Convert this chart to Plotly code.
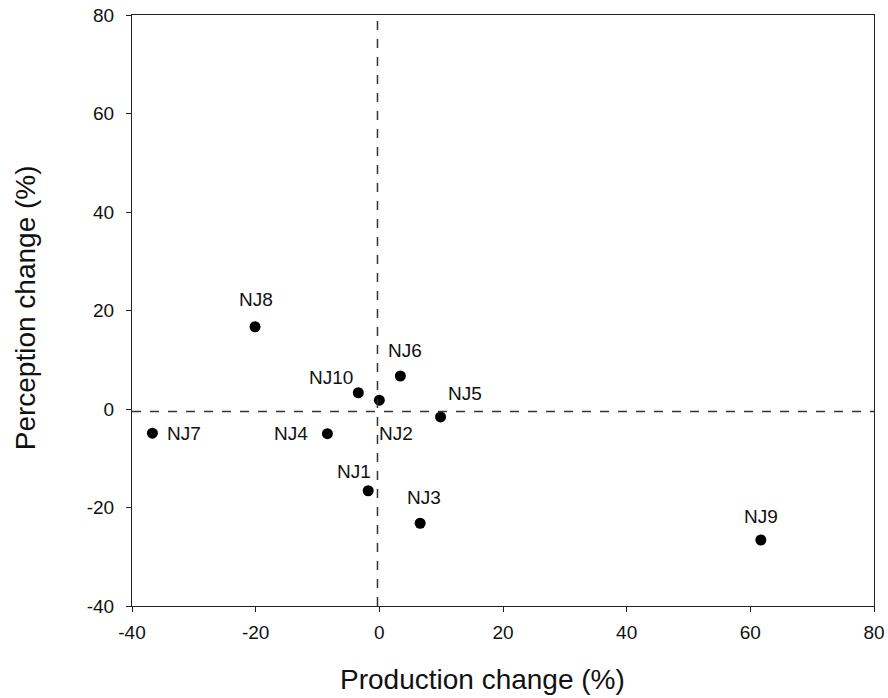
import plotly.graph_objects as go

names = ["NJ1", "NJ2", "NJ3", "NJ4", "NJ5", "NJ6", "NJ7", "NJ8", "NJ9", "NJ10"]
production = [-1.8, 0.0, 6.6, -8.4, 9.9, 3.4, -36.7, -20.1, 61.7, -3.4]
perception = [-16.6, 1.8, -23.2, -5.0, -1.6, 6.7, -4.9, 16.7, -26.6, 3.3]
# label offsets in pixels (dx, dy)
label_dx = [-14, 17, 4, -36, 24, 5, 32, 1, 0, -27]
label_dy = [19, -33, 26, 0, 23, 26, 0, 27, 24, 15]

xticks = [-40, -20, 0, 20, 40, 60, 80]
xticklabels = ["-40", "-20", "0", "20", "40", "60", "80"]
yticks = [-40, -20, 0, 20, 40, 60, 80]
yticklabels = ["-40", "-20", "0", "20", "40", "60", "80"]

font_family = "Liberation Sans, Arial, sans-serif"

fig = go.Figure()
fig.add_trace(go.Scatter(
    x=production, y=perception, mode="markers",
    marker=dict(color="black", size=11),
    showlegend=False, hoverinfo="skip"))

for n, x, y, dx, dy in zip(names, production, perception, label_dx, label_dy):
    fig.add_annotation(x=x, y=y, text=n, showarrow=False,
                       xshift=dx, yshift=dy,
                       font=dict(family=font_family, size=19, color="#111"))

fig.add_shape(type="line", xref="x", yref="paper", x0=-0.3, x1=-0.3, y0=0, y1=1,
              line=dict(color="#333", width=1.5, dash="dash"))
fig.add_shape(type="line", xref="paper", yref="y", x0=0, x1=1, y0=-0.5, y1=-0.5,
              line=dict(color="#333", width=1.5, dash="dash"))

axis_common = dict(showgrid=False, zeroline=False, showline=True, linecolor="#222",
                   linewidth=1.2, mirror=True, ticks="outside", ticklen=5,
                   tickcolor="#222", tickwidth=1.2, automargin=False,
                   tickfont=dict(family=font_family, size=19, color="#111"))

fig.update_xaxes(range=[-40, 80], tickvals=xticks, ticktext=xticklabels,
                 ticklabelstandoff=4, **axis_common)
fig.update_yaxes(range=[-40, 80], tickvals=yticks, ticktext=yticklabels,
                 ticklabelstandoff=8, **axis_common)

fig.add_annotation(text="Production change (%)", xref="paper", yref="paper",
                   x=0.4717, y=-0.125, xanchor="center", yanchor="middle",
                   showarrow=False, font=dict(family=font_family, size=28, color="#111"))
fig.add_annotation(text="Perception change (%)", xref="paper", yref="paper",
                   x=-0.144, y=0.504, xanchor="center", yanchor="middle", textangle=-90,
                   showarrow=False, font=dict(family=font_family, size=28, color="#111"))

fig.update_layout(width=888, height=698, plot_bgcolor="white", paper_bgcolor="white",
                  margin=dict(l=132, r=14, t=15, b=92))

fig.write_html("out.html")
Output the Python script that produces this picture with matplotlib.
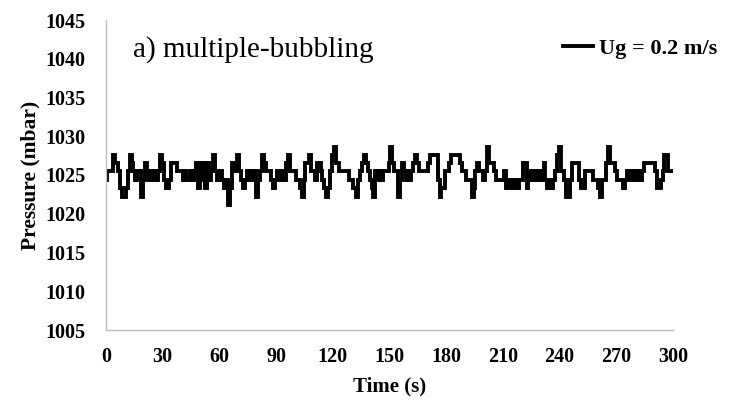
import matplotlib
matplotlib.use("Agg")
import matplotlib.pyplot as plt
import numpy as np

# Quantised pressure levels (mbar) of the transducer
A, B, C, D, E, F, G, H = 1021.1, 1022.2, 1023.3, 1024.4, 1025.5, 1026.6, 1027.6, 1028.6

# Pressure sampled once per second, t = 0 ... 300 s
pressure = [
    D, E, E, E, G, F, F, E, C, B,
    B, C, E, G, F, E, D, E, E, B,
    D, F, E, D, E, D, E, D, E, G,
    F, D, C, C, D, F, F, F, E, E,
    E, D, E, D, D, E, D, E, F, C,
    F, D, F, C, F, D, E, G, E, D,
    D, E, D, C, D, A, C, F, F, E,
    G, E, D, C, D, E, D, E, D, E,
    B, D, E, G, F, E, E, E, D, C,
    D, E, E, D, E, D, F, G, E, E,
    E, D, D, C, B, D, F, F, G, E,
    E, D, F, F, E, D, C, B, C, E,
    G, H, F, F, E, E, E, E, E, D,
    D, C, C, B, D, E, F, G, F, E,
    D, C, B, E, D, E, D, E, E, E,
    F, H, F, E, E, B, D, F, E, D,
    E, D, E, F, G, F, E, E, E, E,
    E, F, G, G, G, G, D, B, C, C,
    E, E, F, G, G, G, G, G, F, E,
    E, D, D, D, B, C, E, F, E, E,
    D, E, H, F, F, F, E, D, D, D,
    D, E, C, D, C, D, C, D, C, D,
    D, F, F, C, D, E, D, E, D, E,
    D, E, F, D, C, D, C, D, E, G,
    H, E, E, D, B, B, D, F, F, F,
    F, D, C, C, E, E, E, E, D, D,
    D, C, B, D, D, F, H, F, F, F,
    E, D, D, D, C, D, E, D, E, D,
    E, D, E, D, E, F, F, F, F, F,
    F, E, C, C, D, E, G, G, E, E,
    E,
]
time_s = np.arange(len(pressure))

x_ticks = [0, 30, 60, 90, 120, 150, 180, 210, 240, 270, 300]
y_ticks = [1005, 1010, 1015, 1020, 1025, 1030, 1035, 1040, 1045]

serif = ["Liberation Serif", "DejaVu Serif"]
plt.rcParams["font.family"] = serif

W, Hpx = 749, 401
fig = plt.figure(figsize=(W / 100, Hpx / 100), dpi=100)
ax = fig.add_axes([106 / W, 1 - 330 / Hpx, 567 / W, 310 / Hpx])

ax.plot(time_s, pressure, color="black", lw=2.8, drawstyle="steps-mid",
        solid_joinstyle="miter", label="Ug = 0.2 m/s")

ax.set_xlim(0, 300)
ax.set_ylim(1005, 1045)
ax.set_xticks(x_ticks)
ax.set_yticks(y_ticks)
ax.tick_params(axis="y", length=0, pad=15, labelsize=14.5)
ax.tick_params(axis="x", length=0, pad=12, labelsize=14.5)
for lbl in ax.get_xticklabels() + ax.get_yticklabels():
    lbl.set_fontweight("bold")

for side in ("top", "right"):
    ax.spines[side].set_visible(False)
for side in ("left", "bottom"):
    ax.spines[side].set_color("#BFBFBF")
    ax.spines[side].set_linewidth(1.0)

ax.set_xlabel("Time (s)", fontsize=15, fontweight="bold", labelpad=7)
ax.set_ylabel("Pressure (mbar)", fontsize=15.5, fontweight="bold", labelpad=3)

ax.text(0.048, 0.905, "a) multiple-bubbling", transform=ax.transAxes,
        fontsize=21, ha="left", va="center")

leg = ax.legend(loc="upper right", bbox_to_anchor=(728 / W, 1 - 27 / Hpx),
                bbox_transform=fig.transFigure, frameon=False,
                borderpad=0, handlelength=1.35, handletextpad=0.25,
                prop={"weight": "bold", "size": 16, "family": serif})

fig.savefig("out.png", dpi=100)
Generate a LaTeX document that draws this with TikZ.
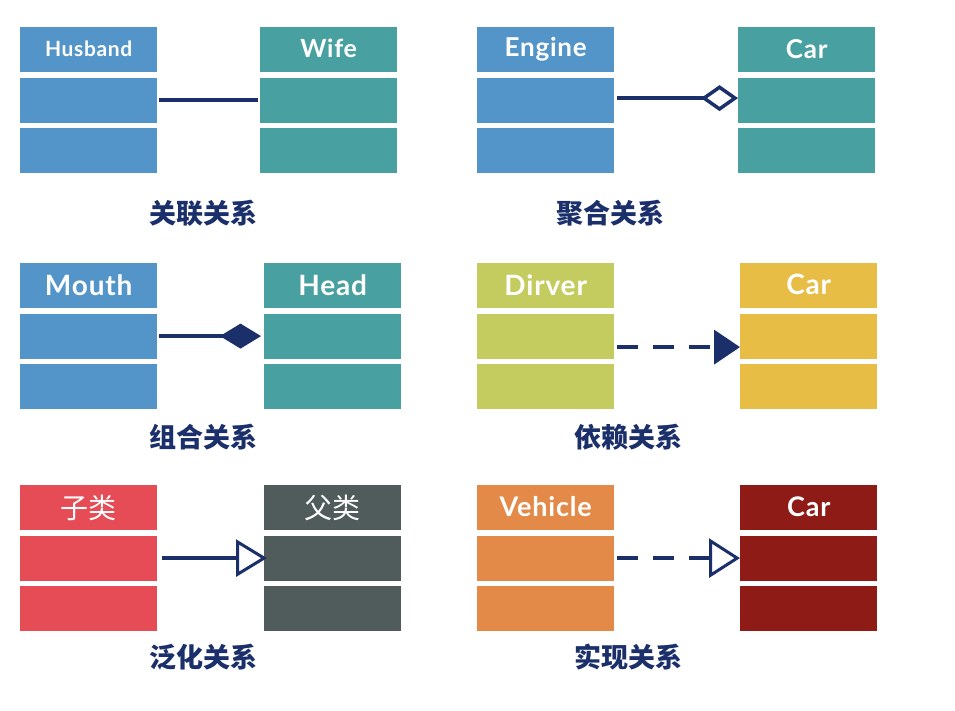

:::::

Quote the data above in full and without alteration; skip the pictures.

COMPLETED EXERCISE:
Convert this chart to Plotly code.
import plotly.graph_objects as go

names = ["NJ1", "NJ2", "NJ3", "NJ4", "NJ5", "NJ6", "NJ7", "NJ8", "NJ9", "NJ10"]
production = [-1.8, 0.0, 6.6, -8.4, 9.9, 3.4, -36.7, -20.1, 61.7, -3.4]
perception = [-16.6, 1.8, -23.2, -5.0, -1.6, 6.7, -4.9, 16.7, -26.6, 3.3]
# label offsets in pixels (dx, dy)
label_dx = [-14, 17, 4, -36, 24, 5, 32, 1, 0, -27]
label_dy = [19, -33, 26, 0, 23, 26, 0, 27, 24, 15]

xticks = [-40, -20, 0, 20, 40, 60, 80]
xticklabels = ["-40", "-20", "0", "20", "40", "60", "80"]
yticks = [-40, -20, 0, 20, 40, 60, 80]
yticklabels = ["-40", "-20", "0", "20", "40", "60", "80"]

font_family = "Liberation Sans, Arial, sans-serif"

fig = go.Figure()
fig.add_trace(go.Scatter(
    x=production, y=perception, mode="markers",
    marker=dict(color="black", size=11),
    showlegend=False, hoverinfo="skip"))

for n, x, y, dx, dy in zip(names, production, perception, label_dx, label_dy):
    fig.add_annotation(x=x, y=y, text=n, showarrow=False,
                       xshift=dx, yshift=dy,
                       font=dict(family=font_family, size=19, color="#111"))

fig.add_shape(type="line", xref="x", yref="paper", x0=-0.3, x1=-0.3, y0=0, y1=1,
              line=dict(color="#333", width=1.5, dash="dash"))
fig.add_shape(type="line", xref="paper", yref="y", x0=0, x1=1, y0=-0.5, y1=-0.5,
              line=dict(color="#333", width=1.5, dash="dash"))

axis_common = dict(showgrid=False, zeroline=False, showline=True, linecolor="#222",
                   linewidth=1.2, mirror=True, ticks="outside", ticklen=5,
                   tickcolor="#222", tickwidth=1.2, automargin=False,
                   tickfont=dict(family=font_family, size=19, color="#111"))

fig.update_xaxes(range=[-40, 80], tickvals=xticks, ticktext=xticklabels,
                 ticklabelstandoff=4, **axis_common)
fig.update_yaxes(range=[-40, 80], tickvals=yticks, ticktext=yticklabels,
                 ticklabelstandoff=8, **axis_common)

fig.add_annotation(text="Production change (%)", xref="paper", yref="paper",
                   x=0.4717, y=-0.125, xanchor="center", yanchor="middle",
                   showarrow=False, font=dict(family=font_family, size=28, color="#111"))
fig.add_annotation(text="Perception change (%)", xref="paper", yref="paper",
                   x=-0.144, y=0.504, xanchor="center", yanchor="middle", textangle=-90,
                   showarrow=False, font=dict(family=font_family, size=28, color="#111"))

fig.update_layout(width=888, height=698, plot_bgcolor="white", paper_bgcolor="white",
                  margin=dict(l=132, r=14, t=15, b=92))

fig.write_html("out.html")
Output the Python script that produces this picture with matplotlib.
import matplotlib
matplotlib.use("Agg")
import matplotlib.pyplot as plt
import numpy as np

# Quantised pressure levels (mbar) of the transducer
A, B, C, D, E, F, G, H = 1021.1, 1022.2, 1023.3, 1024.4, 1025.5, 1026.6, 1027.6, 1028.6

# Pressure sampled once per second, t = 0 ... 300 s
pressure = [
    D, E, E, E, G, F, F, E, C, B,
    B, C, E, G, F, E, D, E, E, B,
    D, F, E, D, E, D, E, D, E, G,
    F, D, C, C, D, F, F, F, E, E,
    E, D, E, D, D, E, D, E, F, C,
    F, D, F, C, F, D, E, G, E, D,
    D, E, D, C, D, A, C, F, F, E,
    G, E, D, C, D, E, D, E, D, E,
    B, D, E, G, F, E, E, E, D, C,
    D, E, E, D, E, D, F, G, E, E,
    E, D, D, C, B, D, F, F, G, E,
    E, D, F, F, E, D, C, B, C, E,
    G, H, F, F, E, E, E, E, E, D,
    D, C, C, B, D, E, F, G, F, E,
    D, C, B, E, D, E, D, E, E, E,
    F, H, F, E, E, B, D, F, E, D,
    E, D, E, F, G, F, E, E, E, E,
    E, F, G, G, G, G, D, B, C, C,
    E, E, F, G, G, G, G, G, F, E,
    E, D, D, D, B, C, E, F, E, E,
    D, E, H, F, F, F, E, D, D, D,
    D, E, C, D, C, D, C, D, C, D,
    D, F, F, C, D, E, D, E, D, E,
    D, E, F, D, C, D, C, D, E, G,
    H, E, E, D, B, B, D, F, F, F,
    F, D, C, C, E, E, E, E, D, D,
    D, C, B, D, D, F, H, F, F, F,
    E, D, D, D, C, D, E, D, E, D,
    E, D, E, D, E, F, F, F, F, F,
    F, E, C, C, D, E, G, G, E, E,
    E,
]
time_s = np.arange(len(pressure))

x_ticks = [0, 30, 60, 90, 120, 150, 180, 210, 240, 270, 300]
y_ticks = [1005, 1010, 1015, 1020, 1025, 1030, 1035, 1040, 1045]

serif = ["Liberation Serif", "DejaVu Serif"]
plt.rcParams["font.family"] = serif

W, Hpx = 749, 401
fig = plt.figure(figsize=(W / 100, Hpx / 100), dpi=100)
ax = fig.add_axes([106 / W, 1 - 330 / Hpx, 567 / W, 310 / Hpx])

ax.plot(time_s, pressure, color="black", lw=2.8, drawstyle="steps-mid",
        solid_joinstyle="miter", label="Ug = 0.2 m/s")

ax.set_xlim(0, 300)
ax.set_ylim(1005, 1045)
ax.set_xticks(x_ticks)
ax.set_yticks(y_ticks)
ax.tick_params(axis="y", length=0, pad=15, labelsize=14.5)
ax.tick_params(axis="x", length=0, pad=12, labelsize=14.5)
for lbl in ax.get_xticklabels() + ax.get_yticklabels():
    lbl.set_fontweight("bold")

for side in ("top", "right"):
    ax.spines[side].set_visible(False)
for side in ("left", "bottom"):
    ax.spines[side].set_color("#BFBFBF")
    ax.spines[side].set_linewidth(1.0)

ax.set_xlabel("Time (s)", fontsize=15, fontweight="bold", labelpad=7)
ax.set_ylabel("Pressure (mbar)", fontsize=15.5, fontweight="bold", labelpad=3)

ax.text(0.048, 0.905, "a) multiple-bubbling", transform=ax.transAxes,
        fontsize=21, ha="left", va="center")

leg = ax.legend(loc="upper right", bbox_to_anchor=(728 / W, 1 - 27 / Hpx),
                bbox_transform=fig.transFigure, frameon=False,
                borderpad=0, handlelength=1.35, handletextpad=0.25,
                prop={"weight": "bold", "size": 16, "family": serif})

fig.savefig("out.png", dpi=100)
Generate a LaTeX document that draws this with TikZ.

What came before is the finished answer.